GraphQL Syntax Involved:
- @MutationMapping: Annotation that indicates the method should handle a GraphQL mutation.
- @Argument: Binds a GraphQL argument to the method parameter.
These annotations allow Spring to automatically route mutation requests from GraphQL to these methods.
QueryResolver
Purpose:
Handles queries, which are used to fetch data from the application.

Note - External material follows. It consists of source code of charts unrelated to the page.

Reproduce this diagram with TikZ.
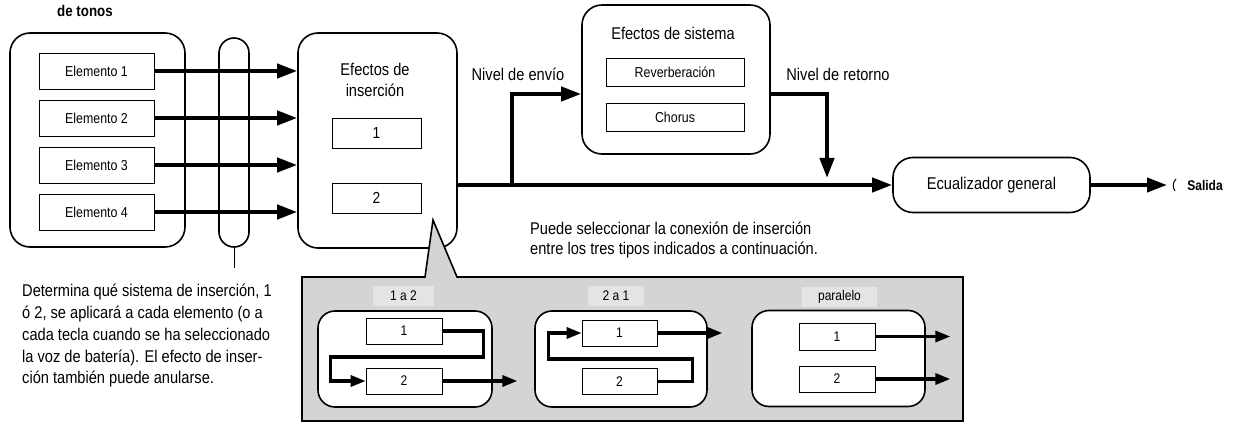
\documentclass[tikz,border=0pt]{standalone}
\usepackage{fontspec}
\setmainfont{Liberation Sans}[FakeStretch=0.86]
\usetikzlibrary{arrows.meta}
\definecolor{panelgray}{HTML}{D3D4D6}
\definecolor{tabgray}{HTML}{E4E4E5}
\begin{document}
\begin{tikzpicture}[x=1pt,y=-1pt,
    bigbox/.style={draw,line width=1.6pt,rounded corners=20pt,fill=white,inner sep=0pt},
    subbox/.style={draw,line width=1.6pt,rounded corners=17pt,fill=white,minimum width=173pt,minimum height=96pt},
    elembox/.style={draw,line width=0.7pt,fill=white,inner sep=0pt,minimum width=115pt,minimum height=36pt,font=\fontsize{14.4}{16}\selectfont},
    fxbox/.style={draw,line width=0.7pt,fill=white,inner sep=0pt,minimum width=89pt,minimum height=30pt,font=\fontsize{16}{18}\selectfont},
    sysbox/.style={draw,line width=0.7pt,fill=white,inner sep=0pt,minimum width=138pt,minimum height=28pt,font=\fontsize{14.4}{16}\selectfont},
    numbox/.style={draw,line width=0.7pt,fill=white,inner sep=0pt,minimum width=76pt,minimum height=26pt,font=\fontsize{14}{16}\selectfont},
    tab/.style={fill=tabgray,inner sep=0pt,minimum height=20pt,font=\fontsize{14}{16}\selectfont},
    flow/.style={line width=4pt,-{Triangle[length=20pt,width=14pt]}},
    smallflow/.style={line width=3.2pt,-{Triangle[length=15pt,width=11pt]}},
    lbl/.style={font=\fontsize{17}{20}\selectfont,inner sep=0pt}]
  \useasboundingbox (0,0) rectangle (1234,422);
  % generador de tonos
  \node[font=\bfseries\fontsize{15.5}{18}\selectfont] (tonos) at (85,11) {de tonos};
  \node[bigbox,minimum width=175pt,minimum height=214pt] (gen) at (97.5,140) {};
  \foreach \i/\y in {1/71,2/118,3/165,4/212}
    \node[elembox] (e\i) at (96.5,\y) {Elemento \i};
  \node[draw,line width=1.6pt,rounded corners=15pt,minimum width=30pt,minimum height=209pt] (sel) at (234,142.5) {};
  % efectos de insercion
  \node[bigbox,minimum width=159pt,minimum height=215pt] (ins) at (377.5,140.5) {};
  \node[lbl,align=center,font=\fontsize{17}{20.5}\selectfont] (institle) at (375,80) {Efectos de\\inserción};
  \node[fxbox] (ins1) at (376.5,133) {1};
  \node[fxbox] (ins2) at (376.5,198) {2};
  \foreach \i in {1,...,4}
    \draw[flow] (e\i.east) -- (e\i.east -| ins.west);
  % efectos de sistema
  \node[bigbox,minimum width=188pt,minimum height=149pt] (sys) at (676,79.5) {};
  \node[lbl] (systitle) at (673,33) {Efectos de sistema};
  \node[sysbox] (rev) at (675,72) {Reverberación};
  \node[sysbox] (cho) at (675,117) {Chorus};
  % ecualizador y salida
  \node[bigbox,minimum width=197pt,minimum height=55pt,font=\fontsize{17}{20}\selectfont] (eq) at (991.5,185) {Ecualizador general};
  \coordinate (split) at (512,185);
  \coordinate (send) at (512,94);
  \coordinate (ret) at (827,94);
  \coordinate (jack) at (1167,185);
  \draw[flow] (ins.east |- split) -- (eq.west);
  \draw[flow] (split) -- (send) -- (send -| sys.west);
  \draw[flow] (sys.east |- ret) -- (ret) -- ++(0,84);
  \draw[flow] (eq.east) -- (jack);
  \draw[line width=1pt] (1176,179) .. controls (1172.5,182) and (1172.5,188) .. (1175,191);
  \node[font=\bfseries\fontsize{14}{16}\selectfont,inner sep=0pt] (out) at (1205,185) {Salida};
  \node[lbl,anchor=south] (envio) at (518,81) {Nivel de envío};
  \node[lbl,anchor=south] (retorno) at (838,81) {Nivel de retorno};
  \node[lbl,align=left,anchor=west,font=\fontsize{17}{20.5}\selectfont] (hint) at (530,240) {Puede seleccionar la conexión de inserción\\entre los tres tipos indicados a continuación.};
  % nota del selector
  \draw[line width=0.8pt] (sel.south) -- ++(0,20);
  \node[lbl,align=left,anchor=north west,font=\fontsize{17}{21.8}\selectfont] (note) at (22,284) {Determina qué sistema de inserción, 1\\ó 2, se aplicará a cada elemento (o a\\cada tecla cuando se ha seleccionado\\la voz de batería). El efecto de inser-\\ción también puede anularse.};
  % panel de conexiones
  \draw[line width=1.6pt,fill=panelgray] (302,277) -- (425,277) -- (433,220) -- (457,277) -- (963,277) -- (963,421) -- (302,421) -- cycle;
  \node[tab,minimum width=61pt] (tabA) at (403.5,295.5) {1 a 2};
  \node[tab,minimum width=56pt] (tabB) at (616,295.5) {2 a 1};
  \node[tab,minimum width=75pt] (tabC) at (839.5,296.5) {paralelo};
  \node[subbox,minimum width=174pt] (subA) at (405,359) {};
  \node[subbox,minimum width=172pt] (subB) at (621,359) {};
  \node[subbox] (subC) at (838.5,358.5) {};
  \node[numbox] (a1) at (404,331) {1};
  \node[numbox] (a2) at (404,381) {2};
  \node[numbox,minimum width=75pt] (b1) at (619.5,333) {1};
  \node[numbox,minimum width=75pt] (b2) at (619.5,381.5) {2};
  \node[numbox,minimum height=27pt] (c1) at (837,336.5) {1};
  \node[numbox] (c2) at (837,379) {2};
  \draw[smallflow] (a1.east) -- ++(41,0) -- ++(0,26) -- ++(-153,0) |- (a2.west);
  \draw[smallflow] (a2.east) -- ++(75,0);
  \draw[smallflow] (b2.east) -- ++(35,0) -- ++(0,-22.5) -- ++(-144,0) |- (b1.west);
  \draw[smallflow] (b1.east) -- ++(65,0);
  \draw[smallflow] (c1.east) -- ++(75,0);
  \draw[smallflow] (c2.east) -- ++(75,0);
\end{tikzpicture}
\end{document}
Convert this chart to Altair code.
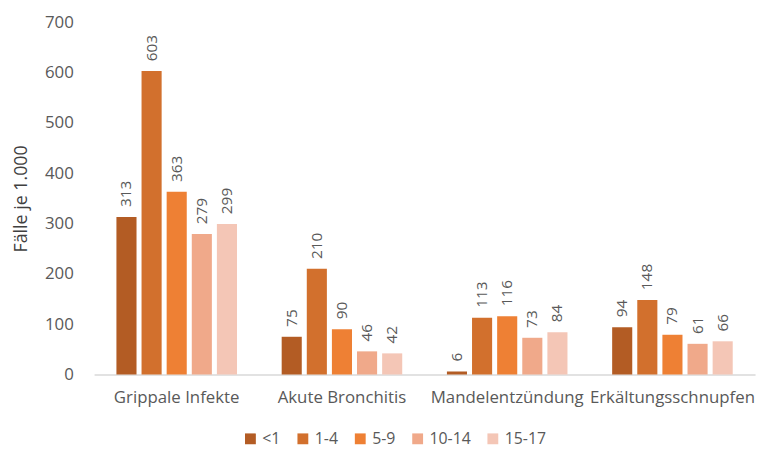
import altair as alt
import pandas as pd

categories = ["Grippale Infekte", "Akute Bronchitis", "Mandelentzündung", "Erkältungsschnupfen"]
age_groups = ["<1", "1-4", "5-9", "10-14", "15-17"]
values = {
    "<1": [313, 75, 6, 94],
    "1-4": [603, 210, 113, 148],
    "5-9": [363, 90, 116, 79],
    "10-14": [279, 46, 73, 61],
    "15-17": [299, 42, 84, 66],
}
colors = ["#B35C24", "#D2702D", "#EE8034", "#F0A98A", "#F4C6B6"]

rows = []
for g in age_groups:
    for c, v in zip(categories, values[g]):
        rows.append({"Kategorie": c, "Alter": g, "Wert": v})
df = pd.DataFrame(rows)

FONT = "Open Sans"
GRAY = "#595959"

base = alt.Chart(df).encode(
    x=alt.X("Kategorie:N", sort=categories, title=None,
            scale=alt.Scale(paddingInner=0.24, paddingOuter=0.12),
            axis=alt.Axis(labelAngle=0, labelFontSize=17, labelColor=GRAY, labelFont=FONT,
                          domainColor="#D9D9D9", domainWidth=1.5, ticks=False, labelPadding=15)),
    xOffset=alt.XOffset("Alter:N", sort=age_groups,
                        scale=alt.Scale(paddingInner=0.2, paddingOuter=0.1)),
    y=alt.Y("Wert:Q", title="Fälle je 1.000",
            scale=alt.Scale(domain=[0, 700]),
            axis=alt.Axis(values=[0, 100, 200, 300, 400, 500, 600, 700], grid=False, domain=False,
                          ticks=False, labelFontSize=17, labelColor=GRAY, labelFont=FONT,
                          labelPadding=21, titleFontSize=18, titleColor="#404040", titleFont=FONT,
                          titleFontWeight="normal", titlePadding=14)),
)

bars = base.mark_bar().encode(
    color=alt.Color("Alter:N", sort=age_groups,
                    scale=alt.Scale(domain=age_groups, range=colors),
                    legend=alt.Legend(title=None, orient="none", direction="horizontal",
                                      legendX=150, legendY=413, symbolType="square",
                                      symbolSize=120, labelFontSize=16, labelColor=GRAY,
                                      labelFont=FONT, columnPadding=14, symbolOpacity=1))
)

labels = base.mark_text(angle=270, align="left", baseline="middle", dx=10,
                        fontSize=15.5, color=GRAY, font=FONT).encode(text="Wert:Q")

chart = (bars + labels).properties(
    width=668, height=356,
    autosize=alt.AutoSizeParams(type="none"),
    padding={"left": 87, "top": 12, "right": 6, "bottom": 85},
).configure_view(stroke=None)

chart.save("out.html", embed_options={"renderer": "svg", "actions": False})
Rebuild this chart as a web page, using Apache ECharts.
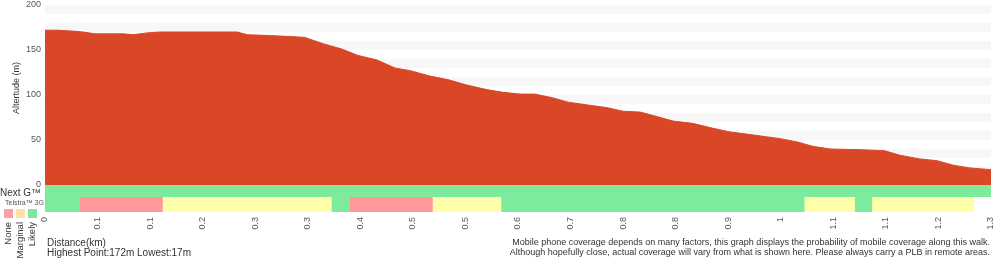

package tech.devblueprint.graphql_spring_boot_example.resolver;
import org.springframework.graphql.data.method.annotation.Argument;
import org.springframework.graphql.data.method.annotation.QueryMapping;
import org.springframework.stereotype.Controller;
import tech.devblueprint.graphql_spring_boot_example.entity.Device;
import tech.devblueprint.graphql_spring_boot_example.entity.Owner;
import tech.devblueprint.graphql_spring_boot_example.repository.DeviceRepository;
import tech.devblueprint.graphql_spring_boot_example.repository.OwnerRepository;
import java.util.List;
@Controller
public class QueryResolver {
private final DeviceRepository deviceRepository;
private final OwnerRepository ownerRepository;
public QueryResolver(DeviceRepository deviceRepository, OwnerRepository ownerRepository) {
this.deviceRepository = deviceRepository;
this.ownerRepository = ownerRepository;
}
@QueryMapping
public List<Device> devices() {
return deviceRepository.findAll();
}
@QueryMapping
public Device deviceById(@Argument Long id) {
return deviceRepository.findById(id).orElse(null);
}
@QueryMapping
public List<Owner> owners() {
return ownerRepository.findAll();
}
@QueryMapping
public Owner ownerById(@Argument Long id) {
return ownerRepository.findById(id).orElse(null);
}
}
Key Methods:
-
devices(): Resolves the devices query by fetching and returning a list of all Device entities.
-
deviceById(@Argument Long id): Handles the deviceById query, which retrieves a single device based on its ID.
-
owners() and ownerById(@Argument Long id): These methods are similar to the device queries but work with Owner entities instead.
GraphQL Syntax Involved:
- @QueryMapping: Annotation that designates a method as the resolver for a GraphQL query.
- @Argument: Used to pass query parameters to the resolver method.
5. Testing GraphQL Queries
After setting up the project, we perform several text-based GraphQL queries to test the API:
Conclusion
In this article, we introduced GraphQL, discussed its origins, advantages, and drawbacks, and outlined its core syntax as used in Spring Boot applications. We then detailed how to create a GraphQL project using Spring Initializr, covering entity creation, repository setup, and the implementation of query and mutation resolvers. Finally, we demonstrated how to perform textual queries for creating and retrieving entities.